• **Task details**
Pull each line holding "script" out of the entries below.

• **Data for this task**
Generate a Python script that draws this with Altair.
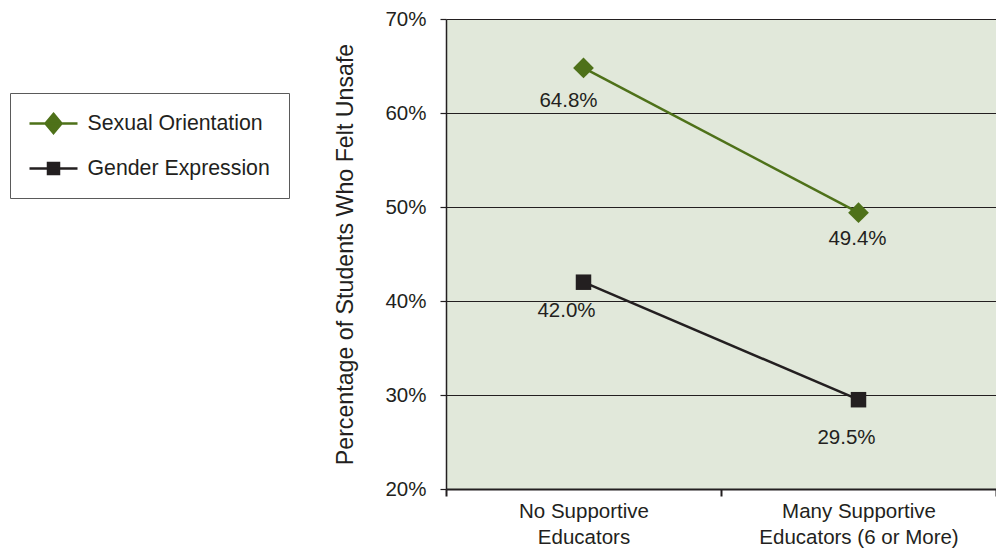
import altair as alt
import pandas as pd

# ---- data ----
categories = ["No Supportive\nEducators", "Many Supportive\nEducators (6 or More)"]
series = ["Sexual Orientation", "Gender Expression"]
sexual_orientation = [64.8, 49.4]
gender_expression = [42.0, 29.5]
y_ticks = [20, 30, 40, 50, 60, 70]

# ---- styling ----
FONT = "Liberation Sans"
TXT = "#231f20"
colors = ["#4e7119", "#231f20"]
marker_shapes = ["diamond", "square"]
marker_sizes = [430, 240]
legend_shapes = [
    "M-2.4,0H2.4M0,-0.96L0.8,0L0,0.96L-0.8,0Z",
    "M-2.4,0H2.4M-0.55,-0.55H0.55V0.55H-0.55Z",
]
# label offsets (dx, dy) per series / category index
label_offsets = {
    (0, 0): (-15, 33), (0, 1): (-1, 26),
    (1, 0): (-17, 29), (1, 1): (-12, 38),
}

rows = []
for si, (s, vals) in enumerate(zip(series, [sexual_orientation, gender_expression])):
    for ci, (c, v) in enumerate(zip(categories, vals)):
        rows.append({"Series": s, "Category": c, "Value": v, "S": si, "C": ci})
df = pd.DataFrame(rows)

x_enc = alt.X(
    "Category:N", sort=categories,
    scale=alt.Scale(type="band", paddingInner=0, paddingOuter=0),
    axis=alt.Axis(
        title=None, labelExpr="split(datum.label, '\\n')", tickBand="extent",
        grid=False, labelAngle=0, domainColor=TXT, domainWidth=2, tickColor=TXT,
        tickWidth=2, tickSize=7, labelPadding=5, labelFont=FONT, labelFontSize=20.5,
        labelColor=TXT, labelLineHeight=26.5, labelBaseline="top", labelLimit=400,
    ),
)
y_enc = alt.Y(
    "Value:Q",
    scale=alt.Scale(domain=[20, 70], nice=False, zero=False),
    axis=alt.Axis(
        values=y_ticks, labelExpr="datum.value + '%'",
        title="Percentage of Students Who Felt Unsafe",
        titleFont=FONT, titleFontSize=23.2, titleFontWeight="normal", titleColor=TXT,
        titlePadding=27, grid=True, gridColor=TXT, gridWidth=1.2,
        domainColor=TXT, domainWidth=1.5, tickColor=TXT, tickWidth=1.2, tickSize=6,
        labelPadding=14, labelFont=FONT, labelFontSize=20.5, labelColor=TXT,
    ),
)
color_scale = alt.Scale(domain=series, range=colors)

base = alt.Chart(df)

leg = dict(
    title=None, orient="none", legendX=-436, legendY=74, padding=19,
    strokeColor="#5a5a5a", fillColor="white", symbolSize=400, symbolOffset=13,
    labelOffset=22.5, rowPadding=18, labelFont=FONT, labelFontSize=21.3, labelColor=TXT,
    symbolStrokeWidth=2.5, symbolOpacity=1, labelLimit=400,
)
legend_layer = base.mark_point(filled=True, opacity=0).encode(
    x=x_enc, y=y_enc,
    color=alt.Color("Series:N", scale=color_scale, legend=alt.Legend(**leg)),
    stroke=alt.Stroke("Series:N", scale=alt.Scale(domain=series, range=colors), legend=alt.Legend(**leg)),
    shape=alt.Shape("Series:N", scale=alt.Scale(domain=series, range=legend_shapes), legend=alt.Legend(**leg)),
)

lines = base.mark_line(strokeWidth=2.5).encode(
    x=x_enc, y=y_enc, color=alt.Color("Series:N", scale=color_scale, legend=None)
)

point_layers = []
for si, s in enumerate(series):
    point_layers.append(
        base.transform_filter(alt.datum.S == si)
        .mark_point(filled=True, opacity=1, shape=marker_shapes[si], size=marker_sizes[si])
        .encode(x=x_enc, y=y_enc, color=alt.Color("Series:N", scale=color_scale, legend=None))
    )

text_layers = []
for (si, ci), (dx, dy) in label_offsets.items():
    text_layers.append(
        base.transform_filter((alt.datum.S == si) & (alt.datum.C == ci))
        .transform_calculate(Label="format(datum.Value, '.1f') + '%'")
        .mark_text(dx=dx, dy=dy, font=FONT, fontSize=20.5, color=TXT, baseline="middle")
        .encode(x=x_enc, y=y_enc, text="Label:N")
    )

chart = alt.layer(legend_layer, lines, *point_layers, *text_layers).properties(
    width=550, height=470,
    autosize=alt.AutoSizeParams(type="none"),
    padding={"left": 438, "top": 11, "right": 0, "bottom": 60},
).configure_view(fill="#e1e8da", stroke=None)

chart.save("out.html", embed_options={"renderer": "svg", "actions": False})
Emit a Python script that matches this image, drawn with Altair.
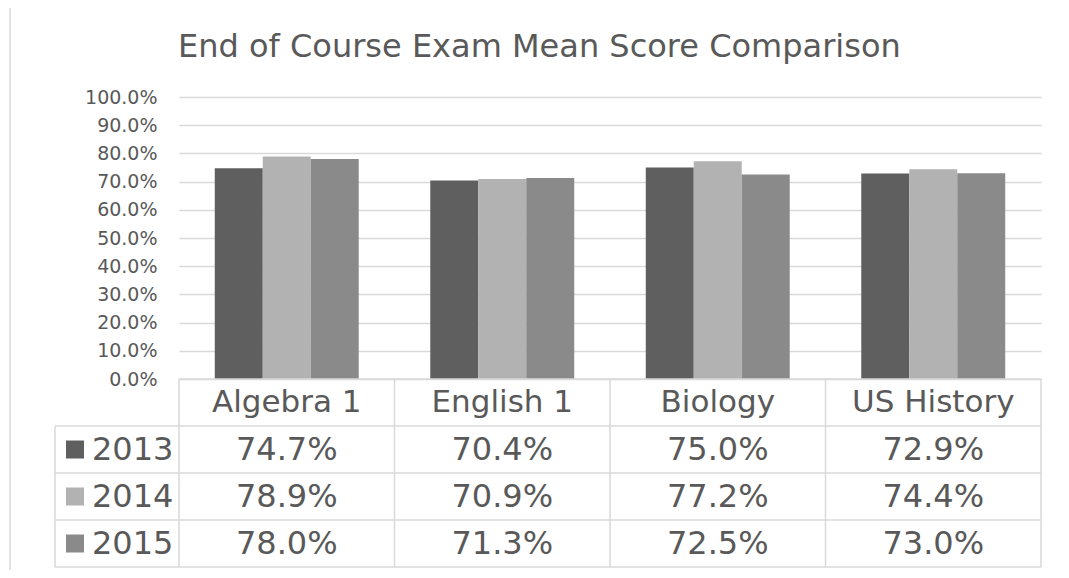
import altair as alt
import pandas as pd

# ---- data ----
categories = ["Algebra 1", "English 1", "Biology", "US History"]
years = ["2013", "2014", "2015"]
scores_2013 = [0.747, 0.704, 0.750, 0.729]
scores_2014 = [0.789, 0.709, 0.772, 0.744]
scores_2015 = [0.780, 0.713, 0.725, 0.730]
y_ticks = [0.0, 0.1, 0.2, 0.3, 0.4, 0.5, 0.6, 0.7, 0.8, 0.9, 1.0]
title_text = "End of Course Exam Mean Score Comparison"

# ---- style ----
colors = ["#5f5f5f", "#b2b2b2", "#8a8a8a"]
TEXT = "#595959"
LINE = "#d9d9d9"
FONT = "DejaVu Sans"
W, H = 862, 282
ROW_H = 47
LEFT_COL = 124
rows = ["header"] + years
TABLE_TOP, TABLE_BOT = H, H + ROW_H * 4

records = []
for yr, vals in zip(years, [scores_2013, scores_2014, scores_2015]):
    for c, v in zip(categories, vals):
        records.append({"category": c, "year": yr, "score": v,
                        "label": f"{v * 100:.1f}%"})
df = pd.DataFrame(records)
header_df = pd.DataFrame({"category": categories, "row": ["header"] * 4,
                          "label": categories})
year_df = pd.DataFrame({"year": years})
dummy = pd.DataFrame({"a": [0]})

x_enc = alt.X("category:N", sort=categories, axis=None,
              scale=alt.Scale(paddingInner=0.332, paddingOuter=0.166))
color_enc = alt.Color("year:N", scale=alt.Scale(domain=years, range=colors),
                      legend=None)
row_scale = alt.Scale(domain=rows, range=[TABLE_TOP, TABLE_BOT],
                      paddingInner=0, paddingOuter=0)

# outer frame
frame = alt.Chart(dummy).mark_rect(fill="transparent", stroke=LINE, strokeWidth=1.5).encode(
    x=alt.value(-169), x2=alt.value(W + 60), y=alt.value(-92), y2=alt.value(TABLE_BOT + 60)
)

title = alt.Chart(dummy).mark_text(
    text=title_text, align="left", baseline="alphabetic", fontSize=32,
    color=TEXT, font=FONT
).encode(x=alt.value(-1), y=alt.value(-40))

bars = alt.Chart(df).mark_bar().encode(
    x=x_enc,
    xOffset=alt.XOffset("year:N", sort=years,
                        scale=alt.Scale(paddingInner=0, paddingOuter=0)),
    y=alt.Y("score:Q", scale=alt.Scale(domain=[0, 1]),
            axis=alt.Axis(values=y_ticks, format=".1%", grid=True, domain=False,
                          ticks=False, labelFontSize=19, labelColor=TEXT,
                          labelPadding=22, gridColor=LINE, gridWidth=1.3,
                          title=None, labelFont=FONT)),
    color=color_enc,
)

# table grid lines
rules = []
def seg(x1, x2, y1, y2):
    return alt.Chart(dummy).mark_rule(color=LINE, strokeWidth=1.5).encode(
        x=alt.value(x1), x2=alt.value(x2), y=alt.value(y1), y2=alt.value(y2))

rules.append(seg(0, W, TABLE_TOP, TABLE_TOP))
for k in range(1, 5):
    yy = TABLE_TOP + ROW_H * k
    rules.append(seg(-LEFT_COL, W, yy, yy))
rules.append(seg(-LEFT_COL, -LEFT_COL, TABLE_TOP + ROW_H, TABLE_BOT))
for k in range(5):
    xx = W / 4 * k
    rules.append(seg(xx, xx, TABLE_TOP, TABLE_BOT))

header_text = alt.Chart(header_df).mark_text(
    fontSize=31, color=TEXT, font=FONT, baseline="middle"
).encode(
    x=x_enc,
    y=alt.Y("row:N", scale=row_scale, axis=None),
    text="label:N",
)

value_text = alt.Chart(df).mark_text(
    fontSize=32, color=TEXT, font=FONT, baseline="middle"
).encode(
    x=x_enc,
    y=alt.Y("year:N", scale=row_scale, axis=None),
    text="label:N",
)

year_labels = alt.Chart(year_df).mark_text(
    fontSize=32, color=TEXT, font=FONT, baseline="middle", align="left"
).encode(
    x=alt.value(-87),
    y=alt.Y("year:N", scale=row_scale, axis=None),
    text="year:N",
)

year_squares = alt.Chart(year_df).mark_square(size=324, opacity=1, filled=True).encode(
    x=alt.value(-104),
    y=alt.Y("year:N", scale=row_scale, axis=None),
    color=color_enc,
)

chart = alt.layer(
    frame, title, bars, *rules, header_text, value_text, year_labels, year_squares
).resolve_scale(y="independent").properties(
    width=W, height=H,
    autosize=alt.AutoSizeParams(type="none"),
    padding={"left": 171, "top": 89, "right": 20, "bottom": 191},
    background="white",
).configure_view(stroke=None)

chart.save("out.html", embed_options={"renderer": "svg", "actions": False})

• **Finished answer**
Generate a Python script that draws this with Altair.
Emit a Python script that matches this image, drawn with Altair.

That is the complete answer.